Written exercise:
Reproduce the lines below exactly, from the one containing "Rebuild this chart" through the one containing "ee_x0_d005 = [0.74, 0.80, 0.84, 0.88, 0.90]", both included. Leave out any pictures.

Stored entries
* begin *

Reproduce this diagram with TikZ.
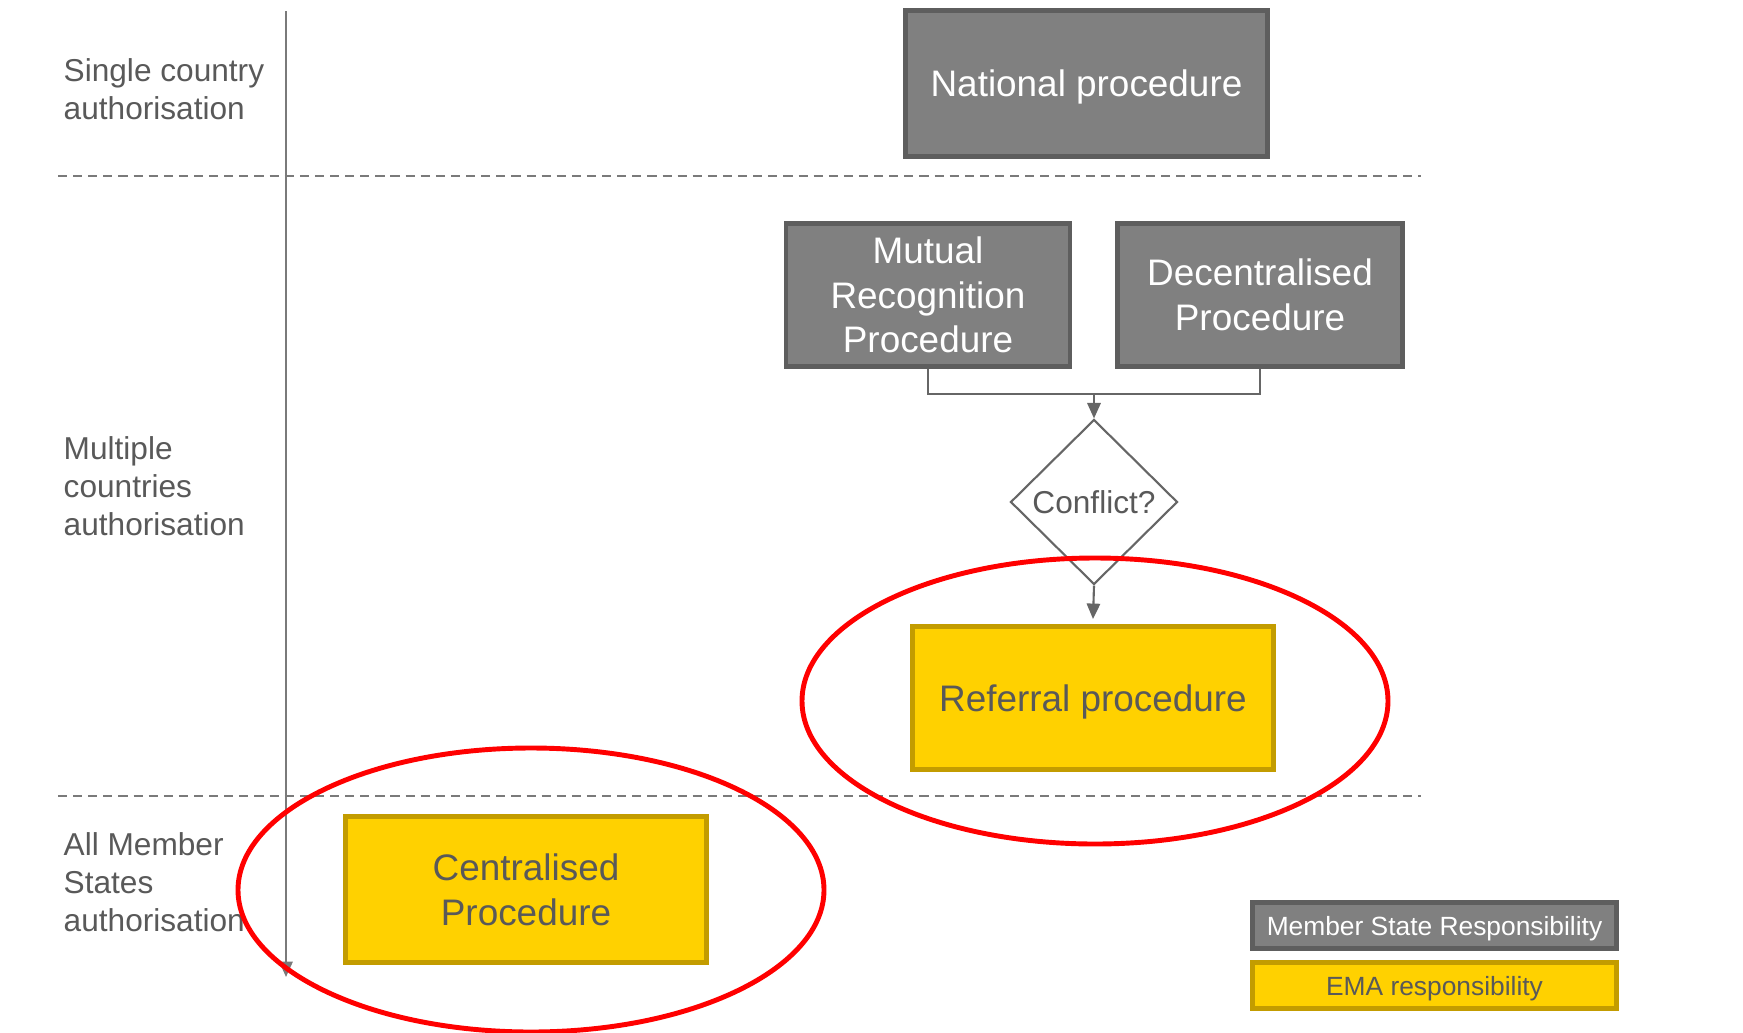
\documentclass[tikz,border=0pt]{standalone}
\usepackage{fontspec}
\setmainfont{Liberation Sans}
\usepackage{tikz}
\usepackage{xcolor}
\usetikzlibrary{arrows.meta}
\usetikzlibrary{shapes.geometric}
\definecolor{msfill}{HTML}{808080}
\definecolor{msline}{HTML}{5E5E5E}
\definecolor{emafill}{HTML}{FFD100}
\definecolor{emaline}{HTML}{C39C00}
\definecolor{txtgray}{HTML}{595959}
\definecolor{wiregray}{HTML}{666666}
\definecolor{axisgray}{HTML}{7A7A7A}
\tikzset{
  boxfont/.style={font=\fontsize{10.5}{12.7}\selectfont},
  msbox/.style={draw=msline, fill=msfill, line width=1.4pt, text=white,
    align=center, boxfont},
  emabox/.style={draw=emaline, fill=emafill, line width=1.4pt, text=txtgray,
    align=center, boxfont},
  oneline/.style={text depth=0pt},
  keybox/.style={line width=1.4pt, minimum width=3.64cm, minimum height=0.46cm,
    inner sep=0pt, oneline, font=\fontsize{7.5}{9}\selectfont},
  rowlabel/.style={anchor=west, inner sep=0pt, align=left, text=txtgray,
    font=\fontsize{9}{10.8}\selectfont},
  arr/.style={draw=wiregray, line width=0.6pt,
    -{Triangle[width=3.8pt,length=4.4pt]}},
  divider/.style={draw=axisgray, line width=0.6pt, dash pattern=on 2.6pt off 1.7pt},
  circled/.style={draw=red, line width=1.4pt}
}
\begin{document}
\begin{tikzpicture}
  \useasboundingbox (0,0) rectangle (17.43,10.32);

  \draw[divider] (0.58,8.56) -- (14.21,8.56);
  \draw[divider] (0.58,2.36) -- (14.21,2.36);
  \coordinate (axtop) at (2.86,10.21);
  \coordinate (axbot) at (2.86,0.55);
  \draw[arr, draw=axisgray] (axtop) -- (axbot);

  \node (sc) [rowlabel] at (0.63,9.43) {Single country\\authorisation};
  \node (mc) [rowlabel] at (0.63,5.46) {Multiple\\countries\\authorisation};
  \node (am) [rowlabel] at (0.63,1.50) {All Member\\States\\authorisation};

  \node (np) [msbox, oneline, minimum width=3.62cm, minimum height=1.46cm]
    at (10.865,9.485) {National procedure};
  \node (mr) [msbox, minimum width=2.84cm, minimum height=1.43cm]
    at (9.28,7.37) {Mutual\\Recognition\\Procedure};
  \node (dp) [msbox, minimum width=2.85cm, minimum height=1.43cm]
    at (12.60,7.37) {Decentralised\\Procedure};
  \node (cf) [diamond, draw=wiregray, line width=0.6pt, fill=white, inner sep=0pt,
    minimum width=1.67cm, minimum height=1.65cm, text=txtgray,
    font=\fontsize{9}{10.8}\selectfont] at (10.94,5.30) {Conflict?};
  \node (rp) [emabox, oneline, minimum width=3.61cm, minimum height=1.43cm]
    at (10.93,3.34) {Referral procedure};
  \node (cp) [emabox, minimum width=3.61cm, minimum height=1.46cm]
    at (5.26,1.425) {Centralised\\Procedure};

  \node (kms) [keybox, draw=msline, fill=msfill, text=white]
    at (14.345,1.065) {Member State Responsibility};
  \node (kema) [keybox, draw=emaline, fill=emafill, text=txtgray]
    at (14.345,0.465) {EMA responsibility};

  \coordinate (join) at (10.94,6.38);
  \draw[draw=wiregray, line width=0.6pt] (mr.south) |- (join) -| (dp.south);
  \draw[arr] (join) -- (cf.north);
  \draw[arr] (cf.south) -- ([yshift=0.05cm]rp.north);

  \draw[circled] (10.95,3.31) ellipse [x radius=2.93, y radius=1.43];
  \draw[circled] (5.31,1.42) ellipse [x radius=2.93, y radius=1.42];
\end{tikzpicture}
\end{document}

* end *
* begin *

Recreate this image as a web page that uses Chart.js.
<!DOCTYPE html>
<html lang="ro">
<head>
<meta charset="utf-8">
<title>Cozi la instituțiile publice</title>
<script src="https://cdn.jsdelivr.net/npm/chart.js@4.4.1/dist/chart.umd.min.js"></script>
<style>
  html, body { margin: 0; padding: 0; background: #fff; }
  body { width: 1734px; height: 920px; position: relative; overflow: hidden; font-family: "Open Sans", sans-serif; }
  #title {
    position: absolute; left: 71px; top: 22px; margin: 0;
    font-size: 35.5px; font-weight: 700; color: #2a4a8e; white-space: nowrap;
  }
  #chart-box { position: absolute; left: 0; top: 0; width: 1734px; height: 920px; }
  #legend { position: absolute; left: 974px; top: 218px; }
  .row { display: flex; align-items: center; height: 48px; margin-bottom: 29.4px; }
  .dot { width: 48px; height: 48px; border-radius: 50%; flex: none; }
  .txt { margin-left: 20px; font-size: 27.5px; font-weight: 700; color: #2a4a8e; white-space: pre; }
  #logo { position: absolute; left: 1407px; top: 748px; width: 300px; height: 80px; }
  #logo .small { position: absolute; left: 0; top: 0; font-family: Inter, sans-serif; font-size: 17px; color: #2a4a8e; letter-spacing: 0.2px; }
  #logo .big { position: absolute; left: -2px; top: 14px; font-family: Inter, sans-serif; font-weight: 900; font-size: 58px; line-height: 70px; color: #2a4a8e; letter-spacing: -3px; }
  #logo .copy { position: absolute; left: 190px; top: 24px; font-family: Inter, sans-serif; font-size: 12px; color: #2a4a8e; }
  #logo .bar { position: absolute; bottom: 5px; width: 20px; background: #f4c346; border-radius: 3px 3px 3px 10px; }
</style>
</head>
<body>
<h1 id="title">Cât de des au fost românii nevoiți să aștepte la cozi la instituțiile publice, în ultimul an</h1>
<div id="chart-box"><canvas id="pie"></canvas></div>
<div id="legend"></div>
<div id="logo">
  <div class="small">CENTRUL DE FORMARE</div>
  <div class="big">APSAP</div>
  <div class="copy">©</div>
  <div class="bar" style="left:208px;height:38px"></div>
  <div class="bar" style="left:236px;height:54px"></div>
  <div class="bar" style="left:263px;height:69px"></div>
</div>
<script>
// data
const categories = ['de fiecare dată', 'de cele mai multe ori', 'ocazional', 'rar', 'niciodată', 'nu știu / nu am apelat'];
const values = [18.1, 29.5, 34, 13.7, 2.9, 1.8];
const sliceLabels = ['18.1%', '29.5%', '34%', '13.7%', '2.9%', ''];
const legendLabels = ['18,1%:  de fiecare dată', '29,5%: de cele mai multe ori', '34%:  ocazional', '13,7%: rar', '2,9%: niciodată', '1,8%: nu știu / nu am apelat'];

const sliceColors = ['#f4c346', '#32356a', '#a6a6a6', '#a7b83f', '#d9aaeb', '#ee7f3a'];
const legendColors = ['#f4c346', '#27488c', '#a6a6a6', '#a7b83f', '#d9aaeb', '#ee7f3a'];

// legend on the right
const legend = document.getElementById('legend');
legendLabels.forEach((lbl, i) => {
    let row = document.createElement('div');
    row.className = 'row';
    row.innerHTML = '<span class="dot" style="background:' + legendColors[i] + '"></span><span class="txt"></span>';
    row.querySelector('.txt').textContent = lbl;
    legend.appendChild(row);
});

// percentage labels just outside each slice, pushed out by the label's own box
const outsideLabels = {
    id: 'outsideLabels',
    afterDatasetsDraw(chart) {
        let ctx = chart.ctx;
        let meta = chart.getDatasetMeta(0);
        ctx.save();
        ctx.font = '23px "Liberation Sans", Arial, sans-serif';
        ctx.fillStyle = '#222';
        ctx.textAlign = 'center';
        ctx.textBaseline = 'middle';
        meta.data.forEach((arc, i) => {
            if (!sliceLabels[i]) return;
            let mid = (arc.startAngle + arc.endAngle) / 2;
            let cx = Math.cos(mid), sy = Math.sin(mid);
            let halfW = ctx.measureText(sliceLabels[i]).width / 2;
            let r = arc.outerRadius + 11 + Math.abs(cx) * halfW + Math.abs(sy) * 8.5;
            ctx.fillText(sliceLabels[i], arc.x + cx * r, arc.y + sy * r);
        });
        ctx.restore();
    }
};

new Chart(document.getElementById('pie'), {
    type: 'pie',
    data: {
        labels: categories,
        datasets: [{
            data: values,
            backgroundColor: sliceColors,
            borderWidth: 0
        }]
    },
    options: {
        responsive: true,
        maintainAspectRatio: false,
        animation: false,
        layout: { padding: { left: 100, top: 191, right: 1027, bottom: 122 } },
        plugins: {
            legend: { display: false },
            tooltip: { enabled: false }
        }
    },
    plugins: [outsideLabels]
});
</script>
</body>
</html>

* end *
* begin *

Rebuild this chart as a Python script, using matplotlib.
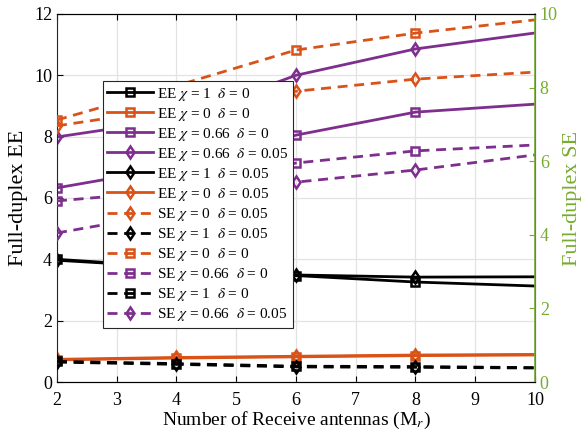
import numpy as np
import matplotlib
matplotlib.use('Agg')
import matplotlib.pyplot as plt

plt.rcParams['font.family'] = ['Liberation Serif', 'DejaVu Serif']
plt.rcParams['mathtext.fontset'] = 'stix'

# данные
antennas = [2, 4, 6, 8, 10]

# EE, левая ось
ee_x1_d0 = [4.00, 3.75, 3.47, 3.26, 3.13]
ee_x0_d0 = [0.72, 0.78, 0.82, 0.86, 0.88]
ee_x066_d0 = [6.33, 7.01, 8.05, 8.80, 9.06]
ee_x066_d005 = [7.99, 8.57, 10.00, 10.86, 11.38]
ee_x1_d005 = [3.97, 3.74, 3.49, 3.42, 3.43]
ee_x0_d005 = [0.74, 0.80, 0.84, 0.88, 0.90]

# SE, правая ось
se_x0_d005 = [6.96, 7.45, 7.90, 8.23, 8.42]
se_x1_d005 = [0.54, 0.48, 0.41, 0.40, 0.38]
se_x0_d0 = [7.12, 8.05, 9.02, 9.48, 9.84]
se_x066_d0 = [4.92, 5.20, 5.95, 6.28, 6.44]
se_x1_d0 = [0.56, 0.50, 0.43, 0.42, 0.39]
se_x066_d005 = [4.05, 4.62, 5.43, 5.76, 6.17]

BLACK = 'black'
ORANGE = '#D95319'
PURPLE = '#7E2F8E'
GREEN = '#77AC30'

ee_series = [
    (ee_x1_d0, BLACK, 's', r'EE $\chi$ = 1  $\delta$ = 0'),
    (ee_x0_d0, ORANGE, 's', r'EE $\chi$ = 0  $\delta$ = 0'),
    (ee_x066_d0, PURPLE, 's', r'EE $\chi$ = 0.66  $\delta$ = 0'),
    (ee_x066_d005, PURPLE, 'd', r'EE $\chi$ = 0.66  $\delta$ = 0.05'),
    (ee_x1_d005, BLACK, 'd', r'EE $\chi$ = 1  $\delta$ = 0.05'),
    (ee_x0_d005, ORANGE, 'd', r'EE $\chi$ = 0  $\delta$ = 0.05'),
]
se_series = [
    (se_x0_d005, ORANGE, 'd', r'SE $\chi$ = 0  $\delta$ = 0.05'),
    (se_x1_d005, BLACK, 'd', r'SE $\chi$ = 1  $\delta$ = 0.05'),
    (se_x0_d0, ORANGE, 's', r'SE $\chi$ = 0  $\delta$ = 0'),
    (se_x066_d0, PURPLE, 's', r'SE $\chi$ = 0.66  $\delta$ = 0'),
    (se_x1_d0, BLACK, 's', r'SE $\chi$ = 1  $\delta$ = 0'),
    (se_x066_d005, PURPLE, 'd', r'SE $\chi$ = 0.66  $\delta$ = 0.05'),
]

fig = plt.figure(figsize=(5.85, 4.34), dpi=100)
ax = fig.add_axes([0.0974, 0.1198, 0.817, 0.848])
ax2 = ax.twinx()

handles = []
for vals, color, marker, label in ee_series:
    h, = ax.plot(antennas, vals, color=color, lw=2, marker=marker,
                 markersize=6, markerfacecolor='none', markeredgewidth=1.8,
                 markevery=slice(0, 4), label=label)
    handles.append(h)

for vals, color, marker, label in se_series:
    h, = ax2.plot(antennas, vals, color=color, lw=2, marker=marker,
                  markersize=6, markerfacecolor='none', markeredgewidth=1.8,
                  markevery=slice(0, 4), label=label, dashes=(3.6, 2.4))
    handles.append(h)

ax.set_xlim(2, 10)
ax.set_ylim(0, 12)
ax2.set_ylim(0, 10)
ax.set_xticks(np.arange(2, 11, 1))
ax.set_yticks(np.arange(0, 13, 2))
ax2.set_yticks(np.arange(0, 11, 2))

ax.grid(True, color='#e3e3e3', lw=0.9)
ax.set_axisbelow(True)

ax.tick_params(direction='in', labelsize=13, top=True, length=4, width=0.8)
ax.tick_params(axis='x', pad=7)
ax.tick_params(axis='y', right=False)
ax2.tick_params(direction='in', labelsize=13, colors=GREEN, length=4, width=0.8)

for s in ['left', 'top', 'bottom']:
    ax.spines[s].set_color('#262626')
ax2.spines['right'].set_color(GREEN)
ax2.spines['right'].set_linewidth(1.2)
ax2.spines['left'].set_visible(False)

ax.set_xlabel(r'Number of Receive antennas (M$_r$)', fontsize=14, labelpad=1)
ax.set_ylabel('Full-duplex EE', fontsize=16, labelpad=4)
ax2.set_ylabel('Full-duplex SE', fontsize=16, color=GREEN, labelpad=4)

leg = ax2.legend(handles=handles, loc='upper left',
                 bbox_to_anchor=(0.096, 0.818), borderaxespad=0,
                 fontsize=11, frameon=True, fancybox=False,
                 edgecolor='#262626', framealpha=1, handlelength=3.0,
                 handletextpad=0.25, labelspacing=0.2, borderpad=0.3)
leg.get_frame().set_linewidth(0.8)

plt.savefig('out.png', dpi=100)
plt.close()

* end *

Result:
Rebuild this chart as a Python script, using matplotlib.
import numpy as np
import matplotlib
matplotlib.use('Agg')
import matplotlib.pyplot as plt

plt.rcParams['font.family'] = ['Liberation Serif', 'DejaVu Serif']
plt.rcParams['mathtext.fontset'] = 'stix'

# данные
antennas = [2, 4, 6, 8, 10]

# EE, левая ось
ee_x1_d0 = [4.00, 3.75, 3.47, 3.26, 3.13]
ee_x0_d0 = [0.72, 0.78, 0.82, 0.86, 0.88]
ee_x066_d0 = [6.33, 7.01, 8.05, 8.80, 9.06]
ee_x066_d005 = [7.99, 8.57, 10.00, 10.86, 11.38]
ee_x1_d005 = [3.97, 3.74, 3.49, 3.42, 3.43]
ee_x0_d005 = [0.74, 0.80, 0.84, 0.88, 0.90]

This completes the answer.